Start

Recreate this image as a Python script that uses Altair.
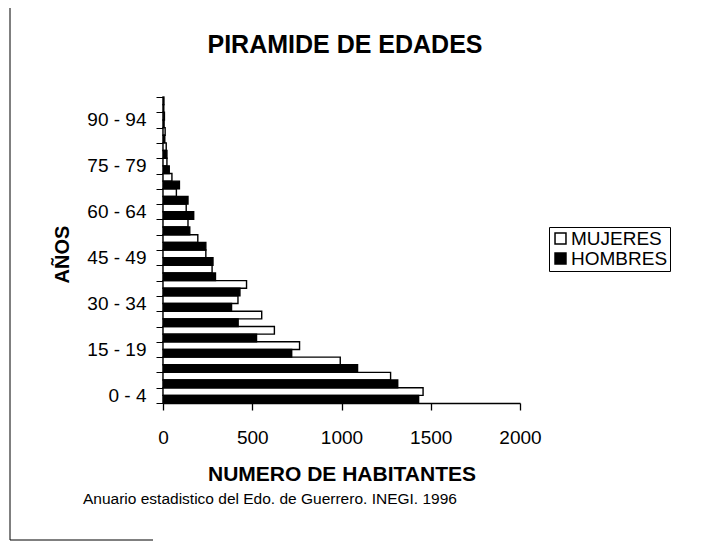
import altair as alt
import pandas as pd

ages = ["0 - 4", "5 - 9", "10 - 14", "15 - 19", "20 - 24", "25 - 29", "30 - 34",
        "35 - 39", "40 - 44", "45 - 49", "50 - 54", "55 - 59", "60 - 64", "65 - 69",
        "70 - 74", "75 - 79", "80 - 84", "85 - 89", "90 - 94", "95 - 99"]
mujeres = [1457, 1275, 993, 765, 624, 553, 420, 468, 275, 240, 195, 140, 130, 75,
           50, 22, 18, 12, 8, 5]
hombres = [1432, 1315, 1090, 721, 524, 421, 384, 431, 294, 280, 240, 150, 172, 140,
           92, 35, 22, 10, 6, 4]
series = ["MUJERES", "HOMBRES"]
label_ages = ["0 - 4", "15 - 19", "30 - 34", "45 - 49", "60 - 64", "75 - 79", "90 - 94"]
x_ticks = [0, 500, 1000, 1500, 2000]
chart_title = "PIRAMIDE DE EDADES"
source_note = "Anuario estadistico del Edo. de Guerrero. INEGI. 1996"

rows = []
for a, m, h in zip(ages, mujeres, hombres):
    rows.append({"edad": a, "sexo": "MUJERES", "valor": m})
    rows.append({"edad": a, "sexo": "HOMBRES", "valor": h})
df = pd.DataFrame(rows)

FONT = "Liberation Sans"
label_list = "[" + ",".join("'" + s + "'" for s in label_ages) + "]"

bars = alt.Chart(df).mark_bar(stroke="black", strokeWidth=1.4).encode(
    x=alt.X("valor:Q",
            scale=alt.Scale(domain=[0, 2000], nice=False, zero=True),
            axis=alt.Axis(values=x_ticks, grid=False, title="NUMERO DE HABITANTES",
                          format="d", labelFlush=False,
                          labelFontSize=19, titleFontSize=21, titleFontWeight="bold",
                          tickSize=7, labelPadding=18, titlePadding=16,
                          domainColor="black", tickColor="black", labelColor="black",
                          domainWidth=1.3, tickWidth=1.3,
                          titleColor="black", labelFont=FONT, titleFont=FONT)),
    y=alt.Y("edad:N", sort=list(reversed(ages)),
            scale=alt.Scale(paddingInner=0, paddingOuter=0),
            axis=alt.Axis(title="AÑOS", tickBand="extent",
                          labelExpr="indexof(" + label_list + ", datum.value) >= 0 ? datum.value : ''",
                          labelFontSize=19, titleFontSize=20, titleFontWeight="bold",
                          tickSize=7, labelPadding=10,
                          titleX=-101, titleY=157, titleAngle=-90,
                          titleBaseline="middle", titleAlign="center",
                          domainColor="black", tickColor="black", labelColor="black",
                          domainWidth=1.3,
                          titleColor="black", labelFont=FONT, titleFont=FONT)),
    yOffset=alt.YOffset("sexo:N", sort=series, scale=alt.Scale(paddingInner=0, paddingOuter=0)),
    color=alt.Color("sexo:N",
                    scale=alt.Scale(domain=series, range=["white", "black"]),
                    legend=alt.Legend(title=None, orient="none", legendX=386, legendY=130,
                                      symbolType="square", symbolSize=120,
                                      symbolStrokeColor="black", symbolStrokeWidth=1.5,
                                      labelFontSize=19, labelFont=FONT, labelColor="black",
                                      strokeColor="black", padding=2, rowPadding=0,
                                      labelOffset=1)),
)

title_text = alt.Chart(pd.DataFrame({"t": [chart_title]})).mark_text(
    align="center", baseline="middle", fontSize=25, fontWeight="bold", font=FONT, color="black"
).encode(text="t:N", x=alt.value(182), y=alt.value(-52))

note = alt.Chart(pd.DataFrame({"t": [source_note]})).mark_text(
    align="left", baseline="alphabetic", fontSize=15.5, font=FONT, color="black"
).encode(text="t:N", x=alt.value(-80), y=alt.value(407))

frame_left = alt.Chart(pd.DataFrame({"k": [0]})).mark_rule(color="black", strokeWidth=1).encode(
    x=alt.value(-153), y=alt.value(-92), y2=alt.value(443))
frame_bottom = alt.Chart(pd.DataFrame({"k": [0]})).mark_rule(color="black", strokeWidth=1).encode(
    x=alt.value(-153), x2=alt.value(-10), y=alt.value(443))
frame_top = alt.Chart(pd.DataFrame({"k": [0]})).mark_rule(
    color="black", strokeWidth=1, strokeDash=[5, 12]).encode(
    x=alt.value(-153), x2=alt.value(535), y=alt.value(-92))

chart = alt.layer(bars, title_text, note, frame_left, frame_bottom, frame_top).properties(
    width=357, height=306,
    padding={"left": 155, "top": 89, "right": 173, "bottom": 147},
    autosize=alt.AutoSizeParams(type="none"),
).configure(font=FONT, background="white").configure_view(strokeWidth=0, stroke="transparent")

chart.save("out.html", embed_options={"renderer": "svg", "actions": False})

End

» WHAT IS ASKED: Print, exactly as written, the lines above from the first one to the one containing "s in label_ages)". Leave out pictures.

» SOLVED PROBLEM:
Recreate this image as a Python script that uses Altair.
import altair as alt
import pandas as pd

ages = ["0 - 4", "5 - 9", "10 - 14", "15 - 19", "20 - 24", "25 - 29", "30 - 34",
        "35 - 39", "40 - 44", "45 - 49", "50 - 54", "55 - 59", "60 - 64", "65 - 69",
        "70 - 74", "75 - 79", "80 - 84", "85 - 89", "90 - 94", "95 - 99"]
mujeres = [1457, 1275, 993, 765, 624, 553, 420, 468, 275, 240, 195, 140, 130, 75,
           50, 22, 18, 12, 8, 5]
hombres = [1432, 1315, 1090, 721, 524, 421, 384, 431, 294, 280, 240, 150, 172, 140,
           92, 35, 22, 10, 6, 4]
series = ["MUJERES", "HOMBRES"]
label_ages = ["0 - 4", "15 - 19", "30 - 34", "45 - 49", "60 - 64", "75 - 79", "90 - 94"]
x_ticks = [0, 500, 1000, 1500, 2000]
chart_title = "PIRAMIDE DE EDADES"
source_note = "Anuario estadistico del Edo. de Guerrero. INEGI. 1996"

rows = []
for a, m, h in zip(ages, mujeres, hombres):
    rows.append({"edad": a, "sexo": "MUJERES", "valor": m})
    rows.append({"edad": a, "sexo": "HOMBRES", "valor": h})
df = pd.DataFrame(rows)

FONT = "Liberation Sans"
label_list = "[" + ",".join("'" + s + "'" for s in label_ages) + "]"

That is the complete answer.